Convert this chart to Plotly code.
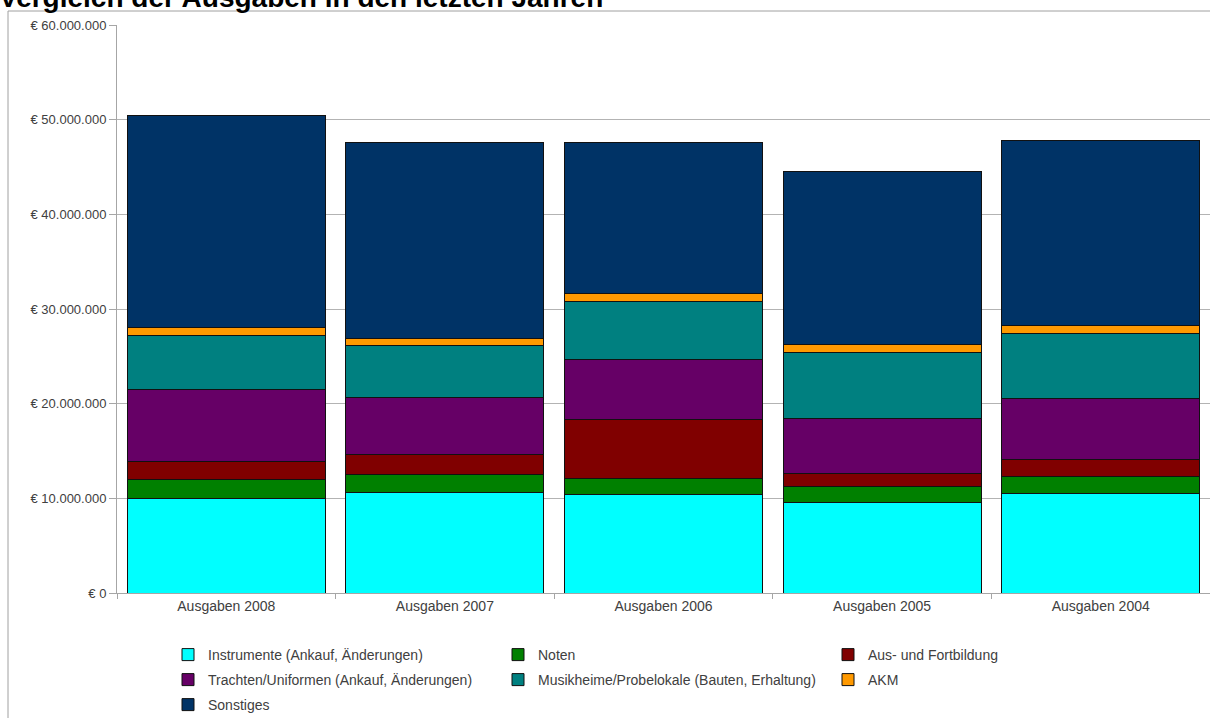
import plotly.graph_objects as go

categories = ["Ausgaben 2008", "Ausgaben 2007", "Ausgaben 2006", "Ausgaben 2005", "Ausgaben 2004"]

instrumente = [10010000, 10640000, 10360000, 9550000, 10470000]
noten = [1940000, 1910000, 1760000, 1690000, 1830000]
ausbildung = [1930000, 2040000, 6240000, 1410000, 1760000]
trachten = [7580000, 6060000, 6270000, 5820000, 6450000]
musikheime = [5780000, 5460000, 6200000, 6970000, 6900000]
akm = [810000, 820000, 850000, 850000, 850000]
sonstiges = [22400000, 20610000, 15860000, 18240000, 19550000]

series_names = [
    "Instrumente (Ankauf, Änderungen)",
    "Noten",
    "Aus- und Fortbildung",
    "Trachten/Uniformen (Ankauf, Änderungen)",
    "Musikheime/Probelokale (Bauten, Erhaltung)",
    "AKM",
    "Sonstiges",
]
series_values = [instrumente, noten, ausbildung, trachten, musikheime, akm, sonstiges]
colors = ["#00FFFF", "#008000", "#800000", "#660066", "#008080", "#FF9900", "#003366"]
legend_rows = ["legend", "legend", "legend", "legend2", "legend2", "legend2", "legend3"]

tick_vals = [0, 10000000, 20000000, 30000000, 40000000, 50000000, 60000000]
tick_text = ["€ 0", "€ 10.000.000", "€ 20.000.000", "€ 30.000.000",
             "€ 40.000.000", "€ 50.000.000", "€ 60.000.000"]

title_text = "Vergleich der Ausgaben in den letzten Jahren"

FONT = "Liberation Sans Narrow, Liberation Sans, sans-serif"

fig = go.Figure()
for name, vals, col, lg in zip(series_names, series_values, colors, legend_rows):
    fig.add_trace(go.Bar(
        x=categories, y=vals, name=name, legend=lg,
        marker=dict(color=col, line=dict(color="#111111", width=1)),
    ))

W, H = 1210, 718
L, R, T, B = 117, 0, 25, 125
pw, ph = W - L - R, H - T - B


def legend_at(top_px):
    return dict(
        orientation="h", x=(168 - L) / pw, xanchor="left",
        y=-(top_px - (T + ph)) / ph, yanchor="top",
        entrywidth=285, entrywidthmode="pixels",
        traceorder="normal",
        font=dict(family=FONT, size=14, color="#404040"),
        itemwidth=30,
        bgcolor="rgba(0,0,0,0)",
    )


fig.update_layout(
    width=W, height=H,
    barmode="stack", bargap=0.095,
    margin=dict(l=L, r=R, t=T, b=B, autoexpand=False),
    paper_bgcolor="white", plot_bgcolor="white",
    font=dict(family=FONT, size=13, color="#404040"),
    showlegend=True,
    legend=legend_at(639),
    legend2=legend_at(664),
    legend3=legend_at(689),
    xaxis=dict(
        showline=True, linecolor="#a6a6a6", linewidth=1,
        ticks="outside", tickson="boundaries", ticklen=5, tickcolor="#a6a6a6",
        tickfont=dict(family=FONT, size=14, color="#404040"),
        showgrid=False,
    ),
    yaxis=dict(
        range=[0, 60000000],
        tickvals=tick_vals, ticktext=tick_text,
        showline=True, linecolor="#a6a6a6", linewidth=1,
        ticks="outside", ticklen=7, tickcolor="#a6a6a6",
        showgrid=True, gridcolor="#b3b3b3", gridwidth=1,
        zeroline=False,
        tickfont=dict(family=FONT, size=13, color="#404040"),
    ),
    annotations=[dict(
        text="<b>" + title_text + "</b>",
        xref="paper", yref="paper",
        x=(-3 - L) / pw, y=1 + (T + 3) / ph,
        xanchor="left", yanchor="middle", showarrow=False,
        font=dict(family="Liberation Sans, sans-serif", size=28, color="#000000"),
    )],
    shapes=[dict(
        type="rect", xref="paper", yref="paper",
        x0=(8 - L) / pw, x1=1.05,
        y0=-(H + 20 - T - ph) / ph, y1=1 + (T - 11) / ph,
        line=dict(color="#a0a0a0", width=1), layer="below",
    )],
)

fig.write_html(
    "out.html",
    config={"displayModeBar": False},
    post_script="document.body.style.margin='0px';document.body.style.overflow='hidden';",
)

________________________________________

Written task: Copy the whole listing above word for word but do not carry over the pictures.

Output of the task:
Convert this chart to Plotly code.
import plotly.graph_objects as go

categories = ["Ausgaben 2008", "Ausgaben 2007", "Ausgaben 2006", "Ausgaben 2005", "Ausgaben 2004"]

instrumente = [10010000, 10640000, 10360000, 9550000, 10470000]
noten = [1940000, 1910000, 1760000, 1690000, 1830000]
ausbildung = [1930000, 2040000, 6240000, 1410000, 1760000]
trachten = [7580000, 6060000, 6270000, 5820000, 6450000]
musikheime = [5780000, 5460000, 6200000, 6970000, 6900000]
akm = [810000, 820000, 850000, 850000, 850000]
sonstiges = [22400000, 20610000, 15860000, 18240000, 19550000]

series_names = [
    "Instrumente (Ankauf, Änderungen)",
    "Noten",
    "Aus- und Fortbildung",
    "Trachten/Uniformen (Ankauf, Änderungen)",
    "Musikheime/Probelokale (Bauten, Erhaltung)",
    "AKM",
    "Sonstiges",
]
series_values = [instrumente, noten, ausbildung, trachten, musikheime, akm, sonstiges]
colors = ["#00FFFF", "#008000", "#800000", "#660066", "#008080", "#FF9900", "#003366"]
legend_rows = ["legend", "legend", "legend", "legend2", "legend2", "legend2", "legend3"]

tick_vals = [0, 10000000, 20000000, 30000000, 40000000, 50000000, 60000000]
tick_text = ["€ 0", "€ 10.000.000", "€ 20.000.000", "€ 30.000.000",
             "€ 40.000.000", "€ 50.000.000", "€ 60.000.000"]

title_text = "Vergleich der Ausgaben in den letzten Jahren"

FONT = "Liberation Sans Narrow, Liberation Sans, sans-serif"

fig = go.Figure()
for name, vals, col, lg in zip(series_names, series_values, colors, legend_rows):
    fig.add_trace(go.Bar(
        x=categories, y=vals, name=name, legend=lg,
        marker=dict(color=col, line=dict(color="#111111", width=1)),
    ))

W, H = 1210, 718
L, R, T, B = 117, 0, 25, 125
pw, ph = W - L - R, H - T - B


def legend_at(top_px):
    return dict(
        orientation="h", x=(168 - L) / pw, xanchor="left",
        y=-(top_px - (T + ph)) / ph, yanchor="top",
        entrywidth=285, entrywidthmode="pixels",
        traceorder="normal",
        font=dict(family=FONT, size=14, color="#404040"),
        itemwidth=30,
        bgcolor="rgba(0,0,0,0)",
    )


fig.update_layout(
    width=W, height=H,
    barmode="stack", bargap=0.095,
    margin=dict(l=L, r=R, t=T, b=B, autoexpand=False),
    paper_bgcolor="white", plot_bgcolor="white",
    font=dict(family=FONT, size=13, color="#404040"),
    showlegend=True,
    legend=legend_at(639),
    legend2=legend_at(664),
    legend3=legend_at(689),
    xaxis=dict(
        showline=True, linecolor="#a6a6a6", linewidth=1,
        ticks="outside", tickson="boundaries", ticklen=5, tickcolor="#a6a6a6",
        tickfont=dict(family=FONT, size=14, color="#404040"),
        showgrid=False,
    ),
    yaxis=dict(
        range=[0, 60000000],
        tickvals=tick_vals, ticktext=tick_text,
        showline=True, linecolor="#a6a6a6", linewidth=1,
        ticks="outside", ticklen=7, tickcolor="#a6a6a6",
        showgrid=True, gridcolor="#b3b3b3", gridwidth=1,
        zeroline=False,
        tickfont=dict(family=FONT, size=13, color="#404040"),
    ),
    annotations=[dict(
        text="<b>" + title_text + "</b>",
        xref="paper", yref="paper",
        x=(-3 - L) / pw, y=1 + (T + 3) / ph,
        xanchor="left", yanchor="middle", showarrow=False,
        font=dict(family="Liberation Sans, sans-serif", size=28, color="#000000"),
    )],
    shapes=[dict(
        type="rect", xref="paper", yref="paper",
        x0=(8 - L) / pw, x1=1.05,
        y0=-(H + 20 - T - ph) / ph, y1=1 + (T - 11) / ph,
        line=dict(color="#a0a0a0", width=1), layer="below",
    )],
)

fig.write_html(
    "out.html",
    config={"displayModeBar": False},
    post_script="document.body.style.margin='0px';document.body.style.overflow='hidden';",
)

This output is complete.